Latasha Woods, PhD, NCSP

Clinical Associate, Duke Center for Autism and Brain Development; Clinical Associate, Department of Psychiatry and Behavioral Sciences

Dr. Latasha Woods joined the Duke Center for Autism and Brain Development in 2017 and is completing a postdoctoral fellowship in psychology.  At the Center, Dr. Woods engages in both clinical and research activities, specializing in working with individuals diagnosed with autism spectrum disorder (ASD) and their caregivers.  She holds a doctoral degree in school psychology from the University of North Carolina at Chapel Hill, and completed her pre-doctoral clinical internship at the Emory University School of Medicine (Pediatrics) through the Marcus Autism Center in Atlanta, GA.

Dr. Woods’ recent clinical training has emphasized evaluating and diagnosing individuals with ASD and other neurodevelopmental disorders.  She is also certified as a therapist through the RUBI Autism Network and provides coaching and support to families of children with ASD to address co-occurring challenging behaviors.  With regard to research, Dr. Woods is interested in early identification of ASD in underserved populations, parent-mediated interventions designed to improve disruptive behavior and academic performance, as well as understanding sources of resiliency in African-American families of children with ASD.

Prior to completing her doctoral training, Dr.
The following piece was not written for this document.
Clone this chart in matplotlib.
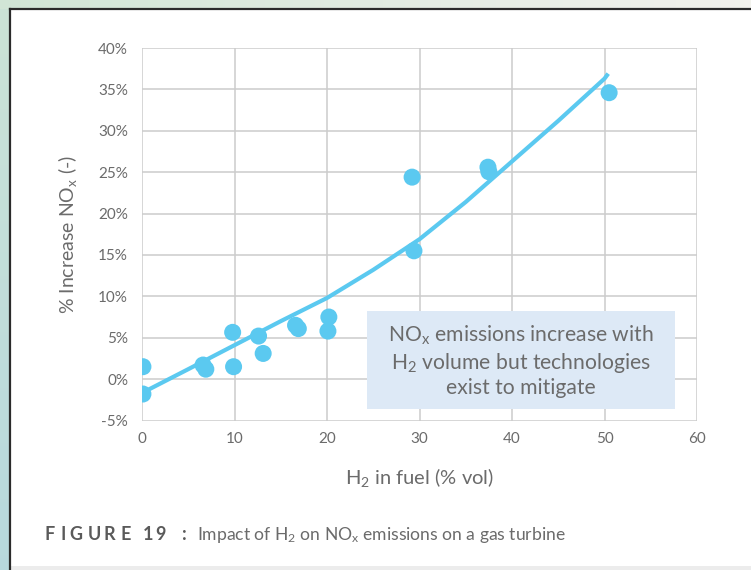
import numpy as np
import matplotlib
matplotlib.use("Agg")
import matplotlib.pyplot as plt
from matplotlib.patches import Rectangle
from matplotlib.ticker import FuncFormatter

# ===============================================================
# Data
# ===============================================================
h2_pct = [0.1, 0.1, 6.6, 6.9, 9.8, 9.9, 12.6, 13.1, 16.6, 16.9,
          20.2, 20.1, 29.2, 29.4, 37.4, 37.5, 50.5]
nox_pct = [1.5, -1.8, 1.7, 1.2, 5.65, 1.5, 5.2, 3.1, 6.5, 6.1,
           7.5, 5.8, 24.4, 15.5, 25.6, 25.05, 34.6]

trend_x = [0.3, 5, 10, 15, 20, 25, 30, 35, 40, 45, 50, 50.4]
trend_y = [-1.5, 1.2, 4.1, 7.0, 9.8, 13.2, 16.9, 21.4, 26.3, 31.2, 36.3, 36.9]

x_ticks = [0, 10, 20, 30, 40, 50, 60]
y_ticks = [-5, 0, 5, 10, 15, 20, 25, 30, 35, 40]

# ===============================================================
# Style
# ===============================================================
plt.rcParams["font.family"] = ["Lato", "DejaVu Sans"]
plt.rcParams["mathtext.fontset"] = "custom"
plt.rcParams["mathtext.rm"] = "Lato"
plt.rcParams["mathtext.it"] = "Lato:italic"

BLUE = "#5bc9f0"
GRID = "#cccccc"
TEXT = "#6b6b6b"
BOX = "#dde9f6"

DPI = 100
W, H = 751, 570
fig = plt.figure(figsize=(W / DPI, H / DPI), dpi=DPI)


def fx(px):
    return px / W


def fy(py):
    return 1 - py / H


# ---- background frame ----
bg = fig.add_axes([0, 0, 1, 1], zorder=-10)
bg.axis("off")
grad = np.linspace(0, 1, 256)
left_img = np.zeros((256, 1, 3))
left_img[:, 0, :] = np.outer(1 - grad, [0.80, 0.89, 0.84]) + np.outer(grad, [0.72, 0.85, 0.87])
bg.imshow(left_img, extent=[0, 10, H, 0], aspect="auto")
top_img = np.zeros((1, 256, 3))
top_img[0, :, :] = np.outer(1 - grad, [0.82, 0.90, 0.84]) + np.outer(grad, [0.95, 0.95, 0.93])
bg.imshow(top_img, extent=[0, W, 9, 0], aspect="auto")
bg.add_patch(Rectangle((10, 9), W - 10, 558, facecolor="white", edgecolor="none"))
bg.add_patch(Rectangle((10, 566), W - 10, 4, facecolor="#ececec", edgecolor="none"))
bg.plot([9.5, W], [9, 9], color="#2b2b2b", lw=1.6)
bg.plot([9.5, 9.5], [9, H], color="#2b2b2b", lw=1.6)
bg.set_xlim(0, W)
bg.set_ylim(H, 0)

# ---- main axes ----
ax = fig.add_axes([fx(142), fy(420.5), (697 - 142) / W, (420.5 - 48) / H])
ax.set_facecolor("none")
ax.set_xlim(0, 60)
ax.set_ylim(-5, 40)
ax.set_xticks(x_ticks)
ax.set_yticks(y_ticks)
ax.yaxis.set_major_formatter(FuncFormatter(lambda v, _: f"{v:.0f}%"))
ax.grid(True, color=GRID, lw=1.1)
ax.set_axisbelow(True)
for s in ax.spines.values():
    s.set_visible(False)
ax.tick_params(length=0, labelsize=11, colors=TEXT, pad=10)
ax.tick_params(axis="x", pad=8)

ax.plot(trend_x, trend_y, color=BLUE, lw=3.0, solid_capstyle="butt",
        solid_joinstyle="round", zorder=3)
ax.scatter(h2_pct, nox_pct, s=150, color=BLUE, edgecolor="none", zorder=4)

ax.set_xlabel(r"H$_\mathrm{2}$ in fuel (% vol)", fontsize=14.5, color=TEXT, labelpad=15)
ax.set_ylabel(r"% Increase NO$_\mathrm{x}$ (-)", fontsize=14, color=TEXT, labelpad=14)

# ---- annotation box (covers the grid) ----
fig.patches.append(Rectangle((fx(367), fy(409)), 308 / W, 98 / H, transform=fig.transFigure,
                             facecolor=BOX, edgecolor="none", zorder=2, figure=fig))
fig.text(fx(521), fy(361),
         "NO$_\\mathrm{x}$ emissions increase with\nH$_\\mathrm{2}$ volume but technologies\nexist to mitigate",
         ha="center", va="center", fontsize=15.2, color=TEXT, linespacing=1.2, zorder=5)

# ---- caption ----
caption_chars = ["F", "I", "G", "U", "R", "E", "1", "9", ":"]
caption_x = [44, 60, 69, 88, 104, 120, 143, 155, 182]
for ch, px in zip(caption_chars, caption_x):
    fig.text(fx(px), fy(535), ch, fontsize=13, fontweight="bold",
             color="#5a5a5a", ha="left", va="center")
fig.text(fx(197), fy(535),
         r"Impact of H$_\mathrm{2}$ on NO$_\mathrm{x}$ emissions on a gas turbine",
         fontsize=12.6, color=TEXT, ha="left", va="center")

fig.savefig("out.png", dpi=DPI)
Woods was employed as a nationally certified school psychologist (NCSP) in public school districts in North Carolina, Louisiana, and Mississippi for more than 10 years.  While working in schools, she conducted diagnostic assessments with preschool and school-age children, delivered short-term counseling services to students, provided consultation services to teachers around instructional practices and student concerns, and engaged in systems-level change efforts to address the needs of students who were at-risk for school failure.  Dr. Woods began her career as a classroom teacher who taught elementary and middle school students in both general and special education settings.